I expect academia to have more appetite for AI safety work that looks like (adversarial) robustness, mechanistic interpretability, etc, than alignment qua alignment. From the outside, it doesn’t seem very unlikely for academia to do projects similar to what Redwood Research does, for example.
Though typical elite academics might also be distracted by shiny publishable projects rather than be as focused/dedicated on core problems, compared to e.g. Redwood. This is somewhat counterbalanced by the potential of academia having higher quantity and possibly quality of high-end intellectual horsepower/rigor/training.
The thing that probably won’t get funding is aligning a fully autonomous agent with the implicit interests of all humans (not just trainers), which generalizes to the ex-risk problem.
I think getting agents to robustly do what the trainers want would be a huge win. Instilling the right values conditional upon being able to instill any reasonable values seems like a) plausibly an easier problem, b) not entirely (or primarily?) technical, and c) a reasonable continuation of existing nontechnical work in AI governance, moral philosophy, political science, and well, having a society.
I think getting agents to robustly do what the trainers want would be a huge win.
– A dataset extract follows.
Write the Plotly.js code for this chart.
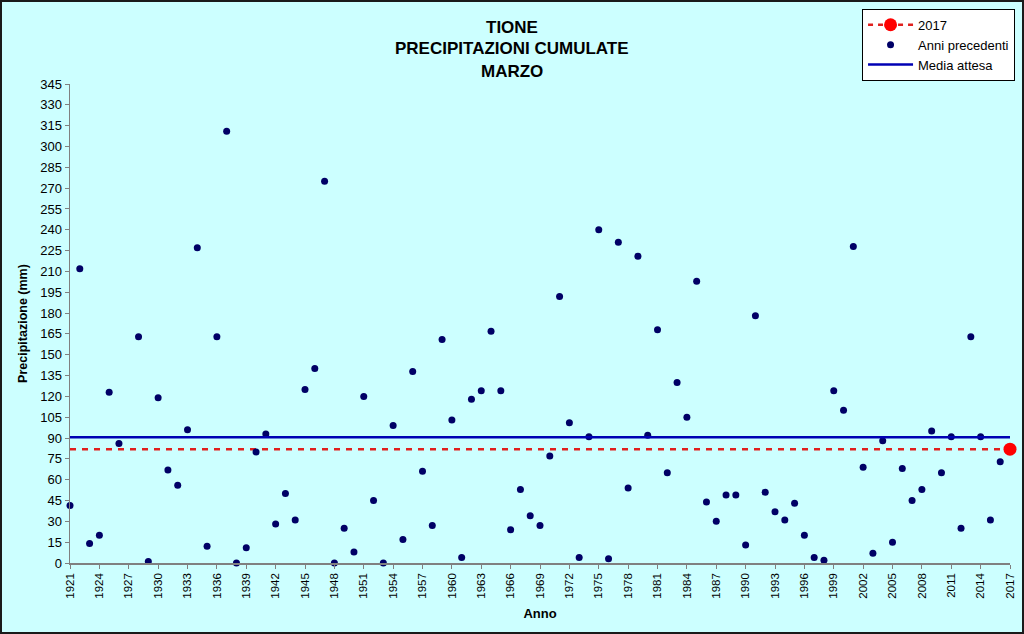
<!DOCTYPE html>
<html>
<head>
<meta charset="utf-8">
<script src="https://cdn.plot.ly/plotly-3.0.1.min.js"></script>
<style>
html,body{margin:0;padding:0;background:#CCFFFF;}
#wrap{position:relative;width:1024px;height:634px;}
#chart{width:1024px;height:634px;}
#frame{position:absolute;left:0;top:0;width:1024px;height:634px;box-sizing:border-box;border:2px solid #1a1a1a;pointer-events:none;}
</style>
</head>
<body>
<div id="wrap"><div id="chart"></div><div id="frame"></div></div>
<script>
// Data
const years = [1921,1922,1923,1924,1925,1926,1927,1928,1929,1930,
  1931,1932,1933,1934,1935,1936,1937,1938,1939,1940,
  1941,1942,1943,1944,1945,1946,1947,1948,1949,1950,
  1951,1952,1953,1954,1955,1956,1957,1958,1959,1960,
  1961,1962,1963,1964,1965,1966,1967,1968,1969,1970,
  1971,1972,1973,1974,1975,1976,1977,1978,1979,1980,
  1981,1982,1983,1984,1985,1986,1987,1988,1989,1990,
  1991,1992,1993,1994,1995,1996,1997,1998,1999,2000,
  2001,2002,2003,2004,2005,2006,2007,2008,2009,2010,
  2011,2012,2013,2014,2015,2016];
const precipPrevious = [41.5,212,14,20,123,86,null,163,1,119,
  67,56,96,227,12,163,311,0,11,80,
  93,28,50,31,125,140,275,0,25,8,
  120,45,0,99,17,138,66,27,161,103,
  4,118,124,167,124,24,53,34,27,77,
  192,101,4,91,240,3,231,54,221,92,
  168,65,130,105,203,44,30,49,49,13,
  178,51,37,31,43,20,4,2,124,110,
  228,69,7,88,15,68,45,53,95,65,
  91,25,163,91,31,73];
const currentYear = [2017];
const currentValue = [82];
const mediaAttesa = [90.5];
const firstYear = years[0];
const lastYear = currentYear[0];

const font = "Liberation Sans, Arial, sans-serif";

const traces = [
  {
    x: [firstYear, lastYear], y: [currentValue[0], currentValue[0]],
    mode: 'lines', type: 'scatter', showlegend: false, hoverinfo: 'skip',
    line: {color: '#E0201E', width: 2.5, dash: '6px,6px'}, legendgroup: 'c'
  },
  {
    x: currentYear, y: currentValue, name: '2017', legendgroup: 'c',
    mode: 'lines+markers', type: 'scatter', cliponaxis: false,
    line: {color: '#E0201E', width: 2.5, dash: '5px,5px'},
    marker: {color: '#FF0000', size: 13, symbol: 'circle'}
  },
  {
    x: years, y: precipPrevious, name: 'Anni precedenti',
    mode: 'markers', type: 'scatter', cliponaxis: false,
    marker: {color: '#000066', size: 7, symbol: 'circle'}
  },
  {
    x: [firstYear, lastYear], y: [mediaAttesa[0], mediaAttesa[0]], name: 'Media attesa',
    mode: 'lines', type: 'scatter',
    line: {color: '#0000B4', width: 2.5}
  }
];

const tx = (512-70)/940;
const layout = {
  width: 1024, height: 634,
  paper_bgcolor: '#CCFFFF', plot_bgcolor: '#CCFFFF',
  margin: {l: 70, r: 14, t: 84, b: 71, autoexpand: false},
  font: {family: font, color: '#000000'},
  showlegend: true,
  legend: {
    x: 0.8426, y: 1.157, xanchor: 'left', yanchor: 'top',
    bgcolor: '#FFFFFF', bordercolor: '#000000', borderwidth: 1,
    font: {family: font, size: 13, color: '#000000'},
    itemwidth: 45, tracegroupgap: 0
  },
  annotations: [
    {text: '<b>TIONE</b>', xref: 'paper', yref: 'paper', x: tx, y: (563-27)/479, showarrow: false, xanchor: 'center', yanchor: 'middle', font: {family: font, size: 17}},
    {text: '<b>PRECIPITAZIONI CUMULATE</b>', xref: 'paper', yref: 'paper', x: tx, y: (563-49)/479, showarrow: false, xanchor: 'center', yanchor: 'middle', font: {family: font, size: 17}},
    {text: '<b>MARZO</b>', xref: 'paper', yref: 'paper', x: tx, y: (563-71)/479, showarrow: false, xanchor: 'center', yanchor: 'middle', font: {family: font, size: 17}}
  ],
  xaxis: {
    range: [firstYear, lastYear], tick0: 1921, dtick: 3, tickmode: 'linear',
    showgrid: false, zeroline: false, showline: true, linecolor: '#808080', linewidth: 1.5,
    ticks: 'outside', ticklen: 4, tickcolor: '#808080', tickangle: -90,
    tickfont: {family: font, size: 11.5, color: '#000000'},
    title: {text: '<b>Anno</b>', font: {family: font, size: 13}, standoff: 11}
  },
  yaxis: {
    range: [0, 345], tick0: 0, dtick: 15, tickmode: 'linear',
    showgrid: false, zeroline: false, showline: true, linecolor: '#808080', linewidth: 1.5,
    ticks: 'outside', ticklen: 4, tickcolor: '#808080',
    tickfont: {family: font, size: 13, color: '#000000'},
    title: {text: '<b>Precipitazione (mm)</b>', font: {family: font, size: 12.5}, standoff: 10}
  }
};

Plotly.newPlot('chart', traces, layout, {displayModeBar: false, staticPlot: true});
</script>
</body>
</html>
I want to mention that I sort of conjecture that this is the best result alignment can realistically get, at least without invoking mind-control/controlling of values directly, and that societal alignment is either impossible or trivial, depending on the constraints.
Hmm again it depends on whether you’re defining “alignment” narrowly (the technical problem of getting superhumanly powerful machines to robustly attempt to do what humans actually want) or more broadly (eg the whole scope of navigating the transition from sapiens controlling the world to superhumanly powerful machines controlling the world in a way that helps humans survive and flourish)
If the former, I disagree with you slightly; I think “human values” are possibly broad enough that some recognizably-human values are easier to align than others. Consider the caricature of an amoral businessman vs someone trying to do principled preference utilitarianism for all of humanity.
If the latter, I think I disagree very strongly. There are many incremental improvements short of mind-control to make the loading of human values go more safely, eg, having good information security, theoretical work in preference aggregation, increasing certain types of pluralism, basic safeguards in lab and corporate governance, trying to make the subjects of value-loading to be of a larger set of people than a few lab heads and/or gov’t leaders, advocacy for moral reflection and moral uncertainty, (assuming slowish takeoff) trying to make sure collective epistemics don’t go haywire during the advent of ~human-level or slightly superhuman intelligences, etc.
I expect academia to have more appetite for AI safety work that looks like (adversarial) robustness, mechanistic interpretability, etc, than alignment qua alignment. From the outside, it doesn’t seem very unlikely for academia to do projects similar to what Redwood Research does, for example.
Though typical elite academics might also be distracted by shiny publishable projects rather than be as focused/dedicated on core problems, compared to e.g. Redwood. This is somewhat counterbalanced by the potential of academia having higher quantity and possibly quality of high-end intellectual horsepower/rigor/training.
I think getting agents to robustly do what the trainers want would be a huge win. Instilling the right values conditional upon being able to instill any reasonable values seems like a) plausibly an easier problem, b) not entirely (or primarily?) technical, and c) a reasonable continuation of existing nontechnical work in AI governance, moral philosophy, political science, and well, having a society.
I want to mention that I sort of conjecture that this is the best result alignment can realistically get, at least without invoking mind-control/controlling of values directly, and that societal alignment is either impossible or trivial, depending on the constraints.
Hmm again it depends on whether you’re defining “alignment” narrowly (the technical problem of getting superhumanly powerful machines to robustly attempt to do what humans actually want) or more broadly (eg the whole scope of navigating the transition from sapiens controlling the world to superhumanly powerful machines controlling the world in a way that helps humans survive and flourish)
If the former, I disagree with you slightly; I think “human values” are possibly broad enough that some recognizably-human values are easier to align than others. Consider the caricature of an amoral businessman vs someone trying to do principled preference utilitarianism for all of humanity.
If the latter, I think I disagree very strongly. There are many incremental improvements short of mind-control to make the loading of human values go more safely, eg, having good information security, theoretical work in preference aggregation, increasing certain types of pluralism, basic safeguards in lab and corporate governance, trying to make the subjects of value-loading to be of a larger set of people than a few lab heads and/or gov’t leaders, advocacy for moral reflection and moral uncertainty, (assuming slowish takeoff) trying to make sure collective epistemics don’t go haywire during the advent of ~human-level or slightly superhuman intelligences, etc.